A dúvida sobre a natureza de Deckard não é apenas um enigma para o público. É o ponto de ruptura ontológica que o filme apresenta: se uma máquina não sabe que é uma máquina e sente como um humano, qual é a diferença? O que define a humanidade — a carne, ou a experiência?
Aqui, Ridley Scott evoca a filosofia de Descartes ("Penso, logo existo") e a desconstrói: talvez não seja o pensar, mas o sentir — e, acima de tudo, o lembrar — que nos torna quem somos.
Memória, Identidade e Simulacro

A memória é o cimento da identidade em Blade Runner. Os replicantes recebem memórias implantadas para estabilizar suas emoções — uma forma de "dar alma" à máquina. Rachel, por exemplo, acredita ser humana porque tem lembranças de uma infância que nunca viveu.
Essa manipulação da memória levanta questões levantadas por Baudrillard em sua teoria dos simulacros: quando tudo é cópia, onde está o original? A realidade é substituída por um hiper-real — um mundo onde o falso é mais convincente que o verdadeiro. Rachel não é menos real porque suas memórias foram fabricadas — ela apenas reflete o mundo ao seu redor, onde tudo é produto, onde sentimentos são programáveis e a verdade é descartável.
Conclusão: Lágrimas na Chuva

Blade Runner não fornece respostas fáceis. Ele provoca, confunde, seduz.
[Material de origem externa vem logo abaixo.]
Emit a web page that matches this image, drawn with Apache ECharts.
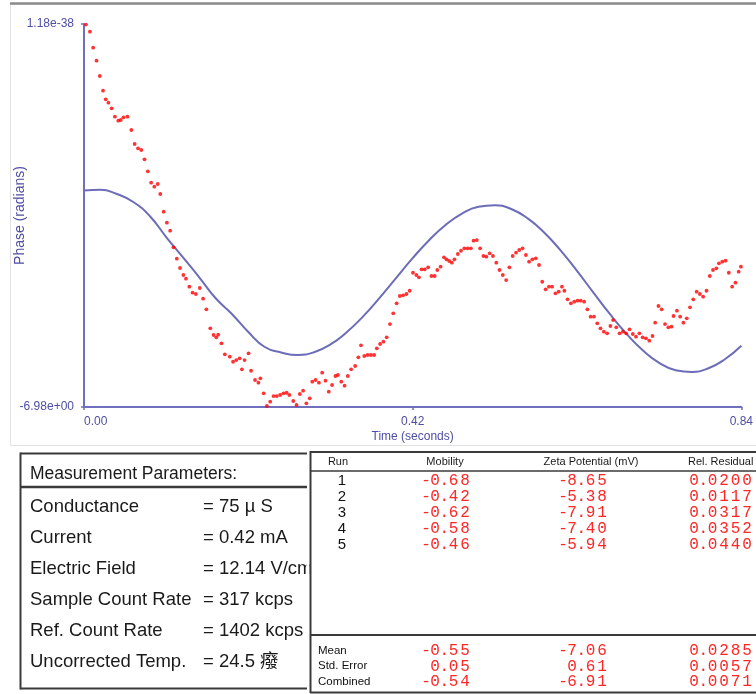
<!DOCTYPE html>
<html><head><meta charset="utf-8">
<script src="https://cdn.jsdelivr.net/npm/echarts@6/dist/echarts.min.js"></script>
<style>html,body{margin:0;padding:0;background:#fff}#c{width:756px;height:694px}</style>
</head><body><div id="c"></div>
<script>
// ---- phase data (red dots) ----
const times = [
0.0025,0.0076,0.0117,0.0160,0.0202,0.0243,0.0277,0.0312,0.0353,0.0395,
0.0438,0.0470,0.0505,0.0555,0.0605,0.0647,0.0690,0.0732,0.0773,0.0816,
0.0858,0.0899,0.0942,0.0975,0.1018,0.1059,0.1101,0.1144,0.1186,0.1227,
0.1270,0.1303,0.1346,0.1387,0.1429,0.1480,0.1522,0.1564,0.1614,0.1656,
0.1690,0.1715,0.1757,0.1800,0.1863,0.1905,0.1946,0.1989,0.2018,0.2052,
0.2103,0.2135,0.2186,0.2229,0.2254,0.2296,0.2337,0.2380,0.2422,0.2463,
0.2506,0.2548,0.2589,0.2624,0.2674,0.2716,0.2758,0.2800,0.2842,0.2885,
0.2917,0.2960,0.3002,0.3044,0.3086,0.3128,0.3170,0.3213,0.3245,0.3288,
0.3330,0.3371,0.3414,0.3465,0.3506,0.3540,0.3582,0.3624,0.3667,0.3708,
0.3742,0.3784,0.3826,0.3868,0.3910,0.3952,0.3995,0.4036,0.4078,0.4121,
0.4162,0.4204,0.4247,0.4280,0.4314,0.4355,0.4398,0.4440,0.4481,0.4515,
0.4557,0.4600,0.4633,0.4667,0.4701,0.4734,0.4777,0.4818,0.4860,0.4903,
0.4944,0.4978,0.5020,0.5062,0.5104,0.5142,0.5184,0.5226,0.5269,0.5310,
0.5352,0.5395,0.5436,0.5478,0.5521,0.5562,0.5604,0.5647,0.5688,0.5730,
0.5773,0.5815,0.5856,0.5899,0.5941,0.5982,0.6025,0.6067,0.6108,0.6139,
0.6180,0.6222,0.6265,0.6307,0.6348,0.6391,0.6433,0.6474,0.6517,0.6559,
0.6600,0.6643,0.6685,0.6727,0.6761,0.6802,0.6845,0.6887,0.6928,0.6971,
0.7013,0.7054,0.7097,0.7139,0.7181,0.7224,0.7265,0.7299,0.7341,0.7382,
0.7425,0.7467,0.7508,0.7534,0.7577,0.7618,0.7660,0.7703,0.7744,0.7786,
0.7829,0.7870,0.7912,0.7955,0.7997,0.8038,0.8081,0.8114,0.8157,0.8199,
0.8240,0.8283,0.8325,0.8366,0.8395
];
const phases = [
-0.010,-0.140,-0.432,-0.669,-0.948,-1.216,-1.372,-1.434,-1.536,-1.689,
-1.762,-1.750,-1.700,-1.689,-1.932,-2.187,-2.265,-2.296,-2.466,-2.685,
-2.892,-2.965,-2.916,-3.098,-3.421,-3.621,-3.767,-4.070,-4.277,-4.447,
-4.574,-4.642,-4.788,-4.897,-4.921,-4.811,-5.006,-5.200,-5.546,-5.668,
-5.710,-5.662,-5.819,-6.020,-6.063,-6.155,-6.124,-6.093,-6.293,-6.124,
-6.002,-6.319,-6.488,-6.537,-6.457,-6.731,-6.960,-6.883,-6.780,-6.780,
-6.761,-6.731,-6.720,-6.761,-6.871,-6.944,-6.743,-6.683,-6.913,-6.822,
-6.519,-6.488,-6.537,-6.355,-6.501,-6.701,-6.579,-6.415,-6.397,-6.519,
-6.592,-6.415,-6.293,-6.233,-6.074,-5.856,-6.051,-6.032,-6.032,-6.032,
-5.910,-5.832,-5.790,-5.710,-5.468,-5.272,-5.090,-4.957,-4.944,-4.921,
-4.861,-4.533,-4.574,-4.616,-4.471,-4.471,-4.434,-4.593,-4.593,-4.483,
-4.423,-4.252,-4.288,-4.319,-4.350,-4.288,-4.192,-4.132,-4.088,-4.088,
-4.088,-3.949,-3.937,-4.088,-4.228,-4.241,-4.179,-4.228,-4.350,-4.483,
-4.574,-4.666,-4.434,-4.228,-4.168,-4.119,-4.088,-4.210,-4.332,-4.288,
-4.270,-4.392,-4.697,-4.835,-4.788,-4.788,-4.908,-4.879,-4.788,-4.861,
-5.017,-5.090,-5.061,-5.043,-5.043,-5.061,-5.200,-5.334,-5.334,-5.455,
-5.546,-5.608,-5.637,-5.504,-5.395,-5.528,-5.637,-5.608,-5.637,-5.564,
-5.650,-5.699,-5.637,-5.710,-5.728,-5.772,-5.686,-5.444,-5.139,-5.200,
-5.468,-5.528,-5.517,-5.322,-5.225,-5.334,-5.444,-5.364,-5.163,-5.017,
-4.879,-4.921,-4.970,-4.861,-4.593,-4.483,-4.452,-4.361,-4.332,-4.314,
-4.533,-4.788,-4.715,-4.514,-4.423
];
// ---- fitted curve (blue line), read every 0.021 s ----
const fitTimes = [
0.000,0.021,0.042,0.063,0.084,0.105,0.126,0.147,0.168,0.189,
0.210,0.231,0.252,0.273,0.294,0.315,0.336,0.357,0.378,0.399,
0.420,0.441,0.462,0.483,0.504,0.525,0.546,0.567,0.588,0.609,
0.630,0.651,0.672,0.693,0.714,0.735,0.756,0.777,0.798,0.819,0.840];
const fitPhases = [
-3.034,-3.022,-3.098,-3.244,-3.499,-3.882,-4.246,-4.611,-4.994,-5.285,
-5.613,-5.887,-5.987,-6.032,-5.981,-5.839,-5.613,-5.323,-4.985,-4.625,
-4.268,-3.940,-3.663,-3.454,-3.330,-3.301,-3.372,-3.543,-3.800,-4.126,
-4.500,-4.895,-5.285,-5.642,-5.947,-6.175,-6.309,-6.340,-6.273,-6.109,-5.863];
const xTickLabels = ['0.00','0.42','0.84'];
const yTickLabels = ['-6.98e+00','1.18e-38'];
// ---- tables ----
const paramTitle = 'Measurement Parameters:';
const paramLabels = ['Conductance','Current','Electric Field','Sample Count Rate','Ref. Count Rate','Uncorrected Temp.'];
const paramValues = ['= 75 \u00b5 S','= 0.42 mA','= 12.14 V/cm','= 317 kcps','= 1402 kcps','= 24.5 \u7648'];
const tableHeaders = ['Run','Mobility','Zeta Potential (mV)','Rel. Residual'];
const runs = ['1','2','3','4','5'];
const mobility = ['-0.68','-0.42','-0.62','-0.58','-0.46'];
const zeta = ['-8.65','-5.38','-7.91','-7.40','-5.94'];
const residual = ['0.0200','0.0117','0.0317','0.0352','0.0440'];
const summaryLabels = ['Mean','Std. Error','Combined'];
const summaryMobility = ['-0.55','0.05','-0.54'];
const summaryZeta = ['-7.06','0.61','-6.91'];
const summaryResidual = ['0.0285','0.0057','0.0071'];

const SANS = '"Liberation Sans", Arial, "Noto Sans CJK SC", sans-serif';
const MONO = '"Liberation Mono", "DejaVu Sans Mono", monospace';
const axisColor = '#6f6fbd';
const axisText = '#4e4ea4';
const RED = '#ff2626';
const g = [];
function line(x1,y1,x2,y2,w,c,z){ g.push({type:'line', z:z||103, silent:true, shape:{x1:x1,y1:y1,x2:x2,y2:y2}, style:{stroke:c||'#3a3a3a', lineWidth:w||1}}); }
function text(str,x,y,font,fill,align,z){
  g.push({type:'text', z:z||101, silent:true, x:x, y:y,
    style:{text:str, font:font, fill:fill||'#1a1a1a', align:align||'left', textAlign:align||'left', verticalAlign:'middle', textVerticalAlign:'middle'}});
}
function spaced(str,rightX,y){
  const ch = str.split('');
  let x = rightX;
  for (let k = ch.length-1; k >= 0; k--) {
    text(ch[k], x, y, '16px '+MONO, RED, 'center', 104);
    if (k > 0) {
      const a = ch[k-1], b = ch[k];
      x -= (a === '.' || b === '.') ? 9.25 : (a === '-' ? 9 : 11.5);
    }
  }
}
// panel frame
g.push({type:'rect', z:0, silent:true, shape:{x:10.5,y:4,width:746,height:441.5}, style:{fill:'none', stroke:'#e2e2e2', lineWidth:1}});
line(10,3.5,756,3.5,2.5,'#8a8a8a',1);
// left table
line(20.5,453.5,307,453.5,2);
line(21,487,307,487,2.5);
line(20.5,688.5,307,688.5,2);
line(20.5,452.5,20.5,689.5,2);
text(paramTitle,30,474,'17.5px '+SANS);
paramLabels.forEach((s,i)=>{ text(s,30,507+31*i,'18.5px '+SANS); text(paramValues[i],203,507+31*i,'18.5px '+SANS); });
g.push({type:'rect', z:102, silent:true, shape:{x:306.5,y:455,width:3,height:232}, style:{fill:'#fff'}});
g.push({type:'rect', z:102, silent:true, shape:{x:311,y:453,width:445,height:239}, style:{fill:'#fff'}});
// right table
line(310,452,756,452,2);
line(310.5,451,310.5,693,2);
line(310,471,756,471,1.5);
line(310,635,756,635,2);
line(310,692.5,756,692.5,2);
const hdrX = [338,445,591,688];
const hdrAlign = ['center','center','center','left'];
tableHeaders.forEach((h,i)=> text(h, hdrX[i], 462, '11px '+SANS, '#1a1a1a', hdrAlign[i], 104));
const colR = [465,602,747];
function valRow(vals,y){ vals.forEach((v,j)=>spaced(v,colR[j],y)); }
runs.forEach((r,i)=>{
  const y = 481+16*i;
  text(r, 342, y, '15px '+SANS, '#111', 'center', 104);
  valRow([mobility[i],zeta[i],residual[i]], y);
});
summaryLabels.forEach((s,i)=>{
  const y = 651+15.3*i;
  text(s, 318, y, '11.5px '+SANS, '#111', 'left', 104);
  valRow([summaryMobility[i],summaryZeta[i],summaryResidual[i]], y);
});

const chart = echarts.init(document.getElementById('c'), null, {renderer:'canvas'});
chart.setOption({
  animation:false,
  backgroundColor:'#fff',
  grid:{left:84, right:6, top:24, bottom:287, containLabel:false},
  xAxis:{type:'value', min:0, max:0.84, interval:0.42,
    axisLine:{onZero:false, lineStyle:{color:axisColor, width:2}},
    axisTick:{show:true, length:3, lineStyle:{color:axisColor, width:1.5}},
    splitLine:{show:false},
    axisLabel:{color:axisText, fontSize:12, fontFamily:SANS, margin:9, showMinLabel:true, showMaxLabel:true,
      alignMinLabel:'left',
      formatter:(v)=> xTickLabels[Math.round(v/0.42)]},
    name:'Time (seconds)', nameLocation:'middle', nameGap:24, nameMoveOverlap:false,
    nameTextStyle:{color:axisText, fontSize:12, fontFamily:SANS}},
  yAxis:{type:'value', min:-6.98, max:0, interval:6.98,
    axisLine:{show:true, lineStyle:{color:axisColor, width:2}},
    axisTick:{show:true, length:3, lineStyle:{color:axisColor, width:1.5}},
    splitLine:{show:false},
    axisLabel:{color:axisText, fontSize:12, fontFamily:SANS, margin:10, showMinLabel:true, showMaxLabel:true,
      formatter:(v)=> v < -3 ? yTickLabels[0] : yTickLabels[1]},
    name:'Phase (radians)', nameLocation:'middle', nameGap:57, nameMoveOverlap:false,
    nameTextStyle:{color:axisText, fontSize:14, fontFamily:SANS}},
  series:[
    {type:'scatter', data: times.map((t,i)=>[t,phases[i]]), symbolSize:3.8, itemStyle:{color:'#ff0000'}, z:3},
    {type:'line', data: fitTimes.map((t,i)=>[t,fitPhases[i]]), smooth:0.5, showSymbol:false, symbol:'none',
      lineStyle:{color:'#6c6cb9', width:2}, z:2}
  ],
  graphic: g
});
</script></body></html>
É um poema visual sobre a fragilidade da identidade, a decadência da civilização e o brilho tênue da esperança mesmo nos recantos mais escuros.
O legado de Blade Runner é cultural, filosófico e espiritual. Ele influenciou não apenas o cinema, mas também a maneira como pensamos inteligência artificial, ética tecnológica e o próprio futuro da humanidade. É uma ficção científica que parece cada vez mais um documentário do amanhã.
No fim, Blade Runner nos pergunta: se nossos momentos também se perderão no tempo como lágrimas na chuva, o que estamos fazendo agora que vale ser lembrado?